• AIM: Reproduce every line of the listing as written, apart from the pictures.

— begin —

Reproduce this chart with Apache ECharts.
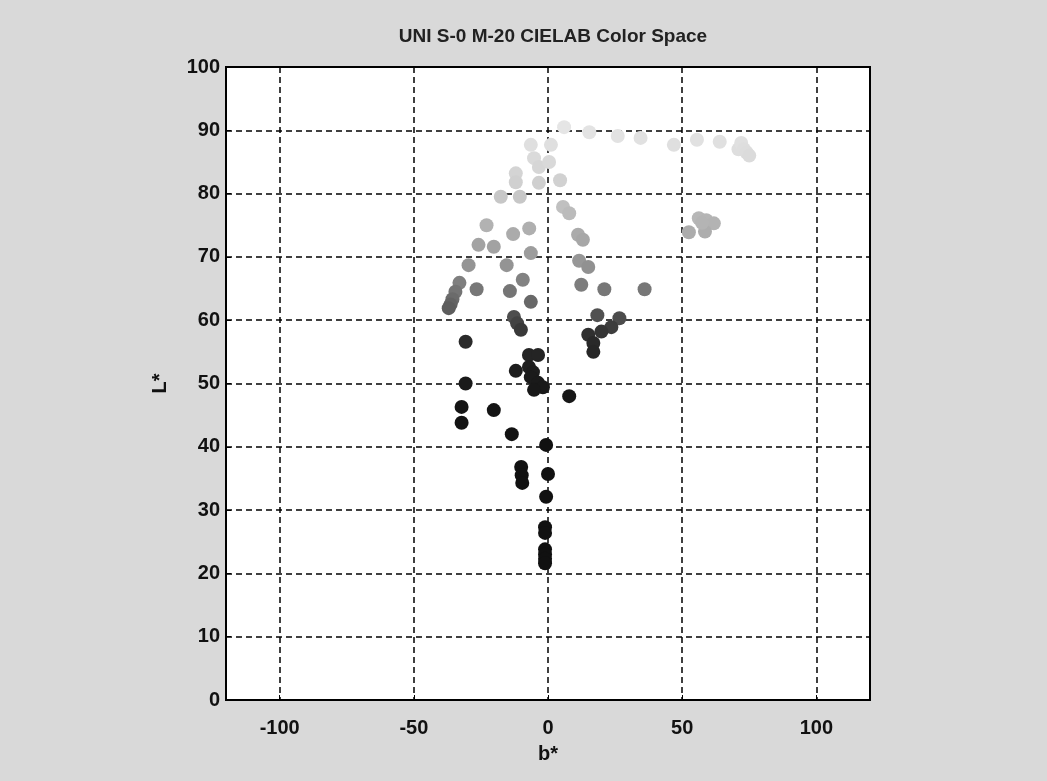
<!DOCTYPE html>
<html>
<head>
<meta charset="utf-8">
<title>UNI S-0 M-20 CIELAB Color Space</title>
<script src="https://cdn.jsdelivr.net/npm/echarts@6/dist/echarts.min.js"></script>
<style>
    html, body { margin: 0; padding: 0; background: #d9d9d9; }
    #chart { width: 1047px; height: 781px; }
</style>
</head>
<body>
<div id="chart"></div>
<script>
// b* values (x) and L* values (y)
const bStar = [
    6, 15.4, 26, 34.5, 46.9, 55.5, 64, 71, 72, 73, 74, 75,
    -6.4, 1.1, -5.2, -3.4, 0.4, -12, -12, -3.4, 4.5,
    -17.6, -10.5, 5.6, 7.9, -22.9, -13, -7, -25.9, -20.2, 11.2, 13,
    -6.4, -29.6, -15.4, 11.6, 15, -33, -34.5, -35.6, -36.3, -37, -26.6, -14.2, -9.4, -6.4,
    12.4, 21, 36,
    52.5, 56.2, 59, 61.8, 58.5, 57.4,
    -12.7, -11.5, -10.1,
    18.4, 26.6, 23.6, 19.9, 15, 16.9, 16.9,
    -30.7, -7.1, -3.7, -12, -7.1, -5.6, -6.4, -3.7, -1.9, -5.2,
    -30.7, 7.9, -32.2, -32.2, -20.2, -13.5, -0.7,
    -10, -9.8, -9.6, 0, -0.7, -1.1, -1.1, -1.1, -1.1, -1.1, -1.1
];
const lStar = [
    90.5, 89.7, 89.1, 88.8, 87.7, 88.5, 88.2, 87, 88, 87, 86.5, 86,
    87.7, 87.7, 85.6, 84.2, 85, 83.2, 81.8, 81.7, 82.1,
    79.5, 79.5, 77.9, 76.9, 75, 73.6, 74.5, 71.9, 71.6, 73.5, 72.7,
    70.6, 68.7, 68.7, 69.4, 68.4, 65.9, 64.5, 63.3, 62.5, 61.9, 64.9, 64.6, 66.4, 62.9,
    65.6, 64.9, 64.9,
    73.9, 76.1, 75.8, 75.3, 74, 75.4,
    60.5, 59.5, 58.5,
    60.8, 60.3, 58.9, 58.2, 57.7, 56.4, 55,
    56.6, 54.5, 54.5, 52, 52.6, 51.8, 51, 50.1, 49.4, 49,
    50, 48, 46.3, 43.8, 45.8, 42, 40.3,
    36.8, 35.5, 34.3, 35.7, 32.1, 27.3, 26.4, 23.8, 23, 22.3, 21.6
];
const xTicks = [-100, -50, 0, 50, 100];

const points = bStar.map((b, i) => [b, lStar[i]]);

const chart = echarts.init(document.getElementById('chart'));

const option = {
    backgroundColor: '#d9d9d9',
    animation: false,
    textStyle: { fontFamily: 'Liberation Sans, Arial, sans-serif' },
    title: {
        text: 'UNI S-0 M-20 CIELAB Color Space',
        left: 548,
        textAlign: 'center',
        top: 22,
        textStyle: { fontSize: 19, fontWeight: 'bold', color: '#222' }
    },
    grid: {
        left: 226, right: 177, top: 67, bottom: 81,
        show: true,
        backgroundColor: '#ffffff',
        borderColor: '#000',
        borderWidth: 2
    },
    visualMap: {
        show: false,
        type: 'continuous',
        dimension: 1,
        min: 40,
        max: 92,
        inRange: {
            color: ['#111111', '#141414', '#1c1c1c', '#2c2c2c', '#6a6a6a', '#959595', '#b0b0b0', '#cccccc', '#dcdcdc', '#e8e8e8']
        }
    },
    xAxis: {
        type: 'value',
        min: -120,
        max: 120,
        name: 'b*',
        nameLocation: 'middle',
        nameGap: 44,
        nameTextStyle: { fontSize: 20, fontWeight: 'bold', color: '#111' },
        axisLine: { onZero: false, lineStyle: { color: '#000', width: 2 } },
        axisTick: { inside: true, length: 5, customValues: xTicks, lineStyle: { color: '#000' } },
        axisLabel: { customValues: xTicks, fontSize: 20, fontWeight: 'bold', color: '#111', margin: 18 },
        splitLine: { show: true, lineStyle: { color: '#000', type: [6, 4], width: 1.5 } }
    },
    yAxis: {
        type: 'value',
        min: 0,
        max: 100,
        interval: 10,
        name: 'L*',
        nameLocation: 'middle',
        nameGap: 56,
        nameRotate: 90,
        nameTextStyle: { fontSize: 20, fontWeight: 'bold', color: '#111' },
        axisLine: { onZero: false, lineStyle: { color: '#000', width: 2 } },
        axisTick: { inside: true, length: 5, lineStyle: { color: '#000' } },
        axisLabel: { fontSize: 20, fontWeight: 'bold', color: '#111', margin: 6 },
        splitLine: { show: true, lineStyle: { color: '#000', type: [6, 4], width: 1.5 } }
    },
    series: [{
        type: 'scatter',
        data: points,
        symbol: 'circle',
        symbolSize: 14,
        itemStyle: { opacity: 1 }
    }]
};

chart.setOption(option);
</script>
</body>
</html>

— end —

• FULL RESPONSE:
Reproduce this chart with Apache ECharts.
<!DOCTYPE html>
<html>
<head>
<meta charset="utf-8">
<title>UNI S-0 M-20 CIELAB Color Space</title>
<script src="https://cdn.jsdelivr.net/npm/echarts@6/dist/echarts.min.js"></script>
<style>
    html, body { margin: 0; padding: 0; background: #d9d9d9; }
    #chart { width: 1047px; height: 781px; }
</style>
</head>
<body>
<div id="chart"></div>
<script>
// b* values (x) and L* values (y)
const bStar = [
    6, 15.4, 26, 34.5, 46.9, 55.5, 64, 71, 72, 73, 74, 75,
    -6.4, 1.1, -5.2, -3.4, 0.4, -12, -12, -3.4, 4.5,
    -17.6, -10.5, 5.6, 7.9, -22.9, -13, -7, -25.9, -20.2, 11.2, 13,
    -6.4, -29.6, -15.4, 11.6, 15, -33, -34.5, -35.6, -36.3, -37, -26.6, -14.2, -9.4, -6.4,
    12.4, 21, 36,
    52.5, 56.2, 59, 61.8, 58.5, 57.4,
    -12.7, -11.5, -10.1,
    18.4, 26.6, 23.6, 19.9, 15, 16.9, 16.9,
    -30.7, -7.1, -3.7, -12, -7.1, -5.6, -6.4, -3.7, -1.9, -5.2,
    -30.7, 7.9, -32.2, -32.2, -20.2, -13.5, -0.7,
    -10, -9.8, -9.6, 0, -0.7, -1.1, -1.1, -1.1, -1.1, -1.1, -1.1
];
const lStar = [
    90.5, 89.7, 89.1, 88.8, 87.7, 88.5, 88.2, 87, 88, 87, 86.5, 86,
    87.7, 87.7, 85.6, 84.2, 85, 83.2, 81.8, 81.7, 82.1,
    79.5, 79.5, 77.9, 76.9, 75, 73.6, 74.5, 71.9, 71.6, 73.5, 72.7,
    70.6, 68.7, 68.7, 69.4, 68.4, 65.9, 64.5, 63.3, 62.5, 61.9, 64.9, 64.6, 66.4, 62.9,
    65.6, 64.9, 64.9,
    73.9, 76.1, 75.8, 75.3, 74, 75.4,
    60.5, 59.5, 58.5,
    60.8, 60.3, 58.9, 58.2, 57.7, 56.4, 55,
    56.6, 54.5, 54.5, 52, 52.6, 51.8, 51, 50.1, 49.4, 49,
    50, 48, 46.3, 43.8, 45.8, 42, 40.3,
    36.8, 35.5, 34.3, 35.7, 32.1, 27.3, 26.4, 23.8, 23, 22.3, 21.6
];
const xTicks = [-100, -50, 0, 50, 100];

const points = bStar.map((b, i) => [b, lStar[i]]);

const chart = echarts.init(document.getElementById('chart'));

const option = {
    backgroundColor: '#d9d9d9',
    animation: false,
    textStyle: { fontFamily: 'Liberation Sans, Arial, sans-serif' },
    title: {
        text: 'UNI S-0 M-20 CIELAB Color Space',
        left: 548,
        textAlign: 'center',
        top: 22,
        textStyle: { fontSize: 19, fontWeight: 'bold', color: '#222' }
    },
    grid: {
        left: 226, right: 177, top: 67, bottom: 81,
        show: true,
        backgroundColor: '#ffffff',
        borderColor: '#000',
        borderWidth: 2
    },
    visualMap: {
        show: false,
        type: 'continuous',
        dimension: 1,
        min: 40,
        max: 92,
        inRange: {
            color: ['#111111', '#141414', '#1c1c1c', '#2c2c2c', '#6a6a6a', '#959595', '#b0b0b0', '#cccccc', '#dcdcdc', '#e8e8e8']
        }
    },
    xAxis: {
        type: 'value',
        min: -120,
        max: 120,
        name: 'b*',
        nameLocation: 'middle',
        nameGap: 44,
        nameTextStyle: { fontSize: 20, fontWeight: 'bold', color: '#111' },
        axisLine: { onZero: false, lineStyle: { color: '#000', width: 2 } },
        axisTick: { inside: true, length: 5, customValues: xTicks, lineStyle: { color: '#000' } },
        axisLabel: { customValues: xTicks, fontSize: 20, fontWeight: 'bold', color: '#111', margin: 18 },
        splitLine: { show: true, lineStyle: { color: '#000', type: [6, 4], width: 1.5 } }
    },
    yAxis: {
        type: 'value',
        min: 0,
        max: 100,
        interval: 10,
        name: 'L*',
        nameLocation: 'middle',
        nameGap: 56,
        nameRotate: 90,
        nameTextStyle: { fontSize: 20, fontWeight: 'bold', color: '#111' },
        axisLine: { onZero: false, lineStyle: { color: '#000', width: 2 } },
        axisTick: { inside: true, length: 5, lineStyle: { color: '#000' } },
        axisLabel: { fontSize: 20, fontWeight: 'bold', color: '#111', margin: 6 },
        splitLine: { show: true, lineStyle: { color: '#000', type: [6, 4], width: 1.5 } }
    },
    series: [{
        type: 'scatter',
        data: points,
        symbol: 'circle',
        symbolSize: 14,
        itemStyle: { opacity: 1 }
    }]
};

chart.setOption(option);
</script>
</body>
</html>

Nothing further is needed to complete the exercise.